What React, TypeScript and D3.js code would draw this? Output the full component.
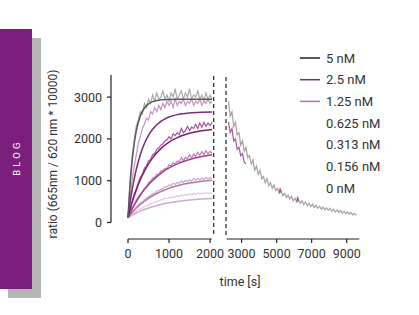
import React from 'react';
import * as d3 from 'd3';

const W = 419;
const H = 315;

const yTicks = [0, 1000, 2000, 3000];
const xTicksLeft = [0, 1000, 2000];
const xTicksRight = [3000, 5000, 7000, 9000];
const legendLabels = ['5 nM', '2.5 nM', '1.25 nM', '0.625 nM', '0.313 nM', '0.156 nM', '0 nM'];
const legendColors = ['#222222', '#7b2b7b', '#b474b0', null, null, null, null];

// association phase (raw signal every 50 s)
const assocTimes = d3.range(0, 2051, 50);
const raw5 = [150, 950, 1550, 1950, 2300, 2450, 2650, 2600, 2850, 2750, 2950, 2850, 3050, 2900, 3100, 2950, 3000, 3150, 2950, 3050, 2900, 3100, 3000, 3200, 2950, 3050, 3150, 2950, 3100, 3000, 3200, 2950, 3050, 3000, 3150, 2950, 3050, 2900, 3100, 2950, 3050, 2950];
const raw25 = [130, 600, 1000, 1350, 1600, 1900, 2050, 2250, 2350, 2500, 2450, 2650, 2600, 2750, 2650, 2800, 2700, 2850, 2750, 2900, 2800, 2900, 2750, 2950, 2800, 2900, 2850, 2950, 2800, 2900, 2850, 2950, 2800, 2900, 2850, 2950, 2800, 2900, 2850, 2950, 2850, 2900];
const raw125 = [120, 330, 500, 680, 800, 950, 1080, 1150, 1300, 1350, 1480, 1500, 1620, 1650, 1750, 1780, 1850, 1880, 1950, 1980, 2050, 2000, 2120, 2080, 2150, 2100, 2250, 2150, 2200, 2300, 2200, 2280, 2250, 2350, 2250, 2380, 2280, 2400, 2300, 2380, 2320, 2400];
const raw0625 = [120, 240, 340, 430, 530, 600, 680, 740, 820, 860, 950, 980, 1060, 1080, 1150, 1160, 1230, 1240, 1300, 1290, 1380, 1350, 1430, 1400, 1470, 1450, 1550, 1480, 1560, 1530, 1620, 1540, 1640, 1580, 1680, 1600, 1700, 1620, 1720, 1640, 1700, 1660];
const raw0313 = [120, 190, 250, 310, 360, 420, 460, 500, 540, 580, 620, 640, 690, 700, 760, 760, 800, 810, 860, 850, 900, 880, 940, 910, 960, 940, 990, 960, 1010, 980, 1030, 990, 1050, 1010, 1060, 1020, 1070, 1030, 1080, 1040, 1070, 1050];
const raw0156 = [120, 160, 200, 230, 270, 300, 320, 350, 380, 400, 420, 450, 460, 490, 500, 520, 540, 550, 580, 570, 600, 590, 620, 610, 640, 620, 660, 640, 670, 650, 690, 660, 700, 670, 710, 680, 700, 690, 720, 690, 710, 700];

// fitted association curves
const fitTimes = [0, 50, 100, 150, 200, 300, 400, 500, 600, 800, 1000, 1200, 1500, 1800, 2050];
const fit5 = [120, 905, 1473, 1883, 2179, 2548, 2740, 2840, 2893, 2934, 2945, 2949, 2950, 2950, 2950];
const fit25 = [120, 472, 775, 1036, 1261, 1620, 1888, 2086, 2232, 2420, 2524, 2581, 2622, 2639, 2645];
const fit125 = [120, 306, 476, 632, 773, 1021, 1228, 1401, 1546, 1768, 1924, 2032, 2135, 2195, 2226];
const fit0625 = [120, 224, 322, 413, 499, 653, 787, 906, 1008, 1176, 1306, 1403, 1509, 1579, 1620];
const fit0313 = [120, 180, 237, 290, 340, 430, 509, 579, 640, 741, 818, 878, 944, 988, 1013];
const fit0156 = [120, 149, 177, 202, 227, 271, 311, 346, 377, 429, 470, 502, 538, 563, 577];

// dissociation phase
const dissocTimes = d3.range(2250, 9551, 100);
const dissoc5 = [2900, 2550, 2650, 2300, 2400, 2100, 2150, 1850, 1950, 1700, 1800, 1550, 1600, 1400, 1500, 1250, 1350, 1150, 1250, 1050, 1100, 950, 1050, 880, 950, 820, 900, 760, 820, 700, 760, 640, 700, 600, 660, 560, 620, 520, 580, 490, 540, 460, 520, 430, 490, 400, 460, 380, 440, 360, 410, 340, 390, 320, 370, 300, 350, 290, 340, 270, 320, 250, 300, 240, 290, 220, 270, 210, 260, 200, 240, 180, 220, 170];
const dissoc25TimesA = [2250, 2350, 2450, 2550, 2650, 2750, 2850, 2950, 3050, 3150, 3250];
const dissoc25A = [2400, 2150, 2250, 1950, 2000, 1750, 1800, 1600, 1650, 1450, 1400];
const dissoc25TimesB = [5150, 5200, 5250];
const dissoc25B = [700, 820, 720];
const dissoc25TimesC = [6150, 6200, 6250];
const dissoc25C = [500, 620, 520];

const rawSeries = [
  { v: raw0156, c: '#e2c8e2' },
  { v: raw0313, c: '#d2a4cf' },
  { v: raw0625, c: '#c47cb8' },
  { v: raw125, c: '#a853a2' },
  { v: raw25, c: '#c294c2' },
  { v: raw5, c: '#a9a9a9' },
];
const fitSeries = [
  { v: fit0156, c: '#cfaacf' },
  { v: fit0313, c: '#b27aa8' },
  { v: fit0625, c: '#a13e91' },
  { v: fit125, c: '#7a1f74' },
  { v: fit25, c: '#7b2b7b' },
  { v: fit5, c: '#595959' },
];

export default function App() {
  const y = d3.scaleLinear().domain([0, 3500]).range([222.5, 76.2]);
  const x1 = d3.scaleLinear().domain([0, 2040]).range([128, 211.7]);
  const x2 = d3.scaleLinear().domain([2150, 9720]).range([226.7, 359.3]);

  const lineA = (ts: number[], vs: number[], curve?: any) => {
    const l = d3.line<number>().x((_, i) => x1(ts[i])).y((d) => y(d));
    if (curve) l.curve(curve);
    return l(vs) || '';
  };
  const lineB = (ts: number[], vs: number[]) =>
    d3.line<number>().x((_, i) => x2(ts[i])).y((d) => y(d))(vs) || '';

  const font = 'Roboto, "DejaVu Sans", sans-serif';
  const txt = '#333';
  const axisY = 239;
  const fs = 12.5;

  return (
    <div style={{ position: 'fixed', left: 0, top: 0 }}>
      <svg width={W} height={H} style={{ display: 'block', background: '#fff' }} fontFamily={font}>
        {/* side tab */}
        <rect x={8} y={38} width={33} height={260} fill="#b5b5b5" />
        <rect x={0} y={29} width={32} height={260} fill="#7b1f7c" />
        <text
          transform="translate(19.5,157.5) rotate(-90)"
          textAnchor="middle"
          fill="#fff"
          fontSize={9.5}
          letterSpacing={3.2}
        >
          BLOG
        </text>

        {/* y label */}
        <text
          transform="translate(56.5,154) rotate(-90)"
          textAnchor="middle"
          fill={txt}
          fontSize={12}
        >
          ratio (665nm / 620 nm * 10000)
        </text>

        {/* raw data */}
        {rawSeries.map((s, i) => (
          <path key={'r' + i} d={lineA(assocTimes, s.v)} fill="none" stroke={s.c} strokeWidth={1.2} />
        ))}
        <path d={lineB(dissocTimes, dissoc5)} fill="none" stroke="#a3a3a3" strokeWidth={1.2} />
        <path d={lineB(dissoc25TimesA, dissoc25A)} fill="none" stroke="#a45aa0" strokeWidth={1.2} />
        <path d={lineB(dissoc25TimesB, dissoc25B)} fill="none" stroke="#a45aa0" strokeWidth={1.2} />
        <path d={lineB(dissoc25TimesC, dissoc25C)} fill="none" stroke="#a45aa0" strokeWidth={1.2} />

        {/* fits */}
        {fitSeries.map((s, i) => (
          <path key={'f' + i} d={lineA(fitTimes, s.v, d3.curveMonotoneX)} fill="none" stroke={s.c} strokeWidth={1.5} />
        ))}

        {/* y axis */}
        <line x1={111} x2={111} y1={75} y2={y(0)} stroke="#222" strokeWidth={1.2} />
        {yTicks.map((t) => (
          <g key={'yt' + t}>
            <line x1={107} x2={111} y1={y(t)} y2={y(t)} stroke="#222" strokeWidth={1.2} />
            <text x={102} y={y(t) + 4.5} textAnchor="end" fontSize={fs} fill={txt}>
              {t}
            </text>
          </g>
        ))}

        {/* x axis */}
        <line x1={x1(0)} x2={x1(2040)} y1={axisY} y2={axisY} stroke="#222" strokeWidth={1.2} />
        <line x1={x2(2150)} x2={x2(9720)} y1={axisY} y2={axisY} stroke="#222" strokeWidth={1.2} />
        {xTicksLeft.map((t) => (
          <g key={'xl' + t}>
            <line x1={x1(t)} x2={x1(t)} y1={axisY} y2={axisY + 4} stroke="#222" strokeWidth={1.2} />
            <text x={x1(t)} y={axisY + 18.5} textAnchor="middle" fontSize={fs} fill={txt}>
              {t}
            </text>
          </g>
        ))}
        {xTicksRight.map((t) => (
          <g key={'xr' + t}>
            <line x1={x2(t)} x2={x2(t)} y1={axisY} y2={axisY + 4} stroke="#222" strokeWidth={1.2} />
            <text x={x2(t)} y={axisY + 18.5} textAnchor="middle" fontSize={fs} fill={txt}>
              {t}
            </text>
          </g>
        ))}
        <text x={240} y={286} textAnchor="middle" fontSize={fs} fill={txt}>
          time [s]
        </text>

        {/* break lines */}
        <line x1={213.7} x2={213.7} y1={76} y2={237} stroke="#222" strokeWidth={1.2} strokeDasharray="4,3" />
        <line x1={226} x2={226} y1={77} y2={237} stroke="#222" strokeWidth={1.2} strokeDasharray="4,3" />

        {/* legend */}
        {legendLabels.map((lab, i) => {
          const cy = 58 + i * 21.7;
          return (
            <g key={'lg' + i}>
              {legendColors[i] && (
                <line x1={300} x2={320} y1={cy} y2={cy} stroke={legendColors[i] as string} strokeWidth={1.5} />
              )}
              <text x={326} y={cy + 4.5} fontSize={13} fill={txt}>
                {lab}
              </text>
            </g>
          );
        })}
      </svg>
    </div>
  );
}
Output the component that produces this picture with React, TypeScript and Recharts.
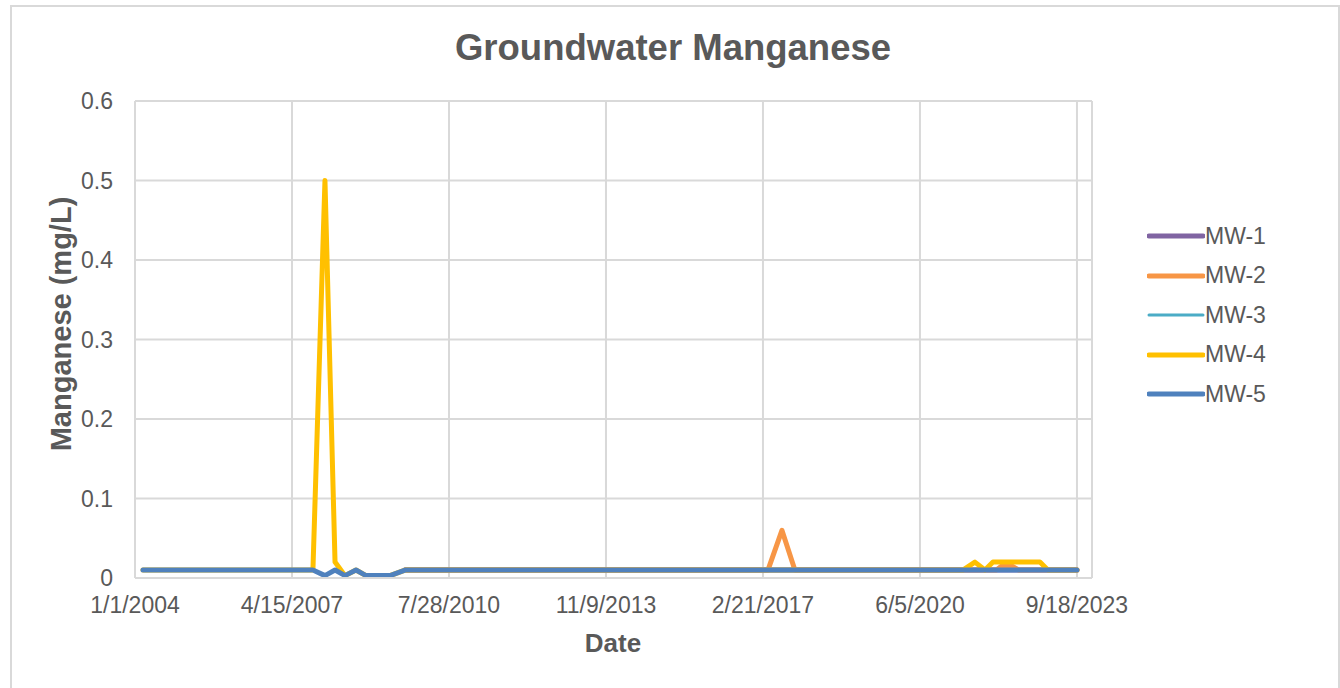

- [SHORT TASK]: Pictures do not belong in the copy. Repeat only the lines from the top of the records through the line containing "null, null, null];".

- [EXERCISE RESULT]:
What React, TypeScript and D3.js code would draw this? Output the full component.
import React from 'react';
import * as d3 from 'd3';

const W = 419;
const H = 315;

const yTicks = [0, 1000, 2000, 3000];
const xTicksLeft = [0, 1000, 2000];
const xTicksRight = [3000, 5000, 7000, 9000];
const legendLabels = ['5 nM', '2.5 nM', '1.25 nM', '0.625 nM', '0.313 nM', '0.156 nM', '0 nM'];
const legendColors = ['#222222', '#7b2b7b', '#b474b0', null, null, null, null];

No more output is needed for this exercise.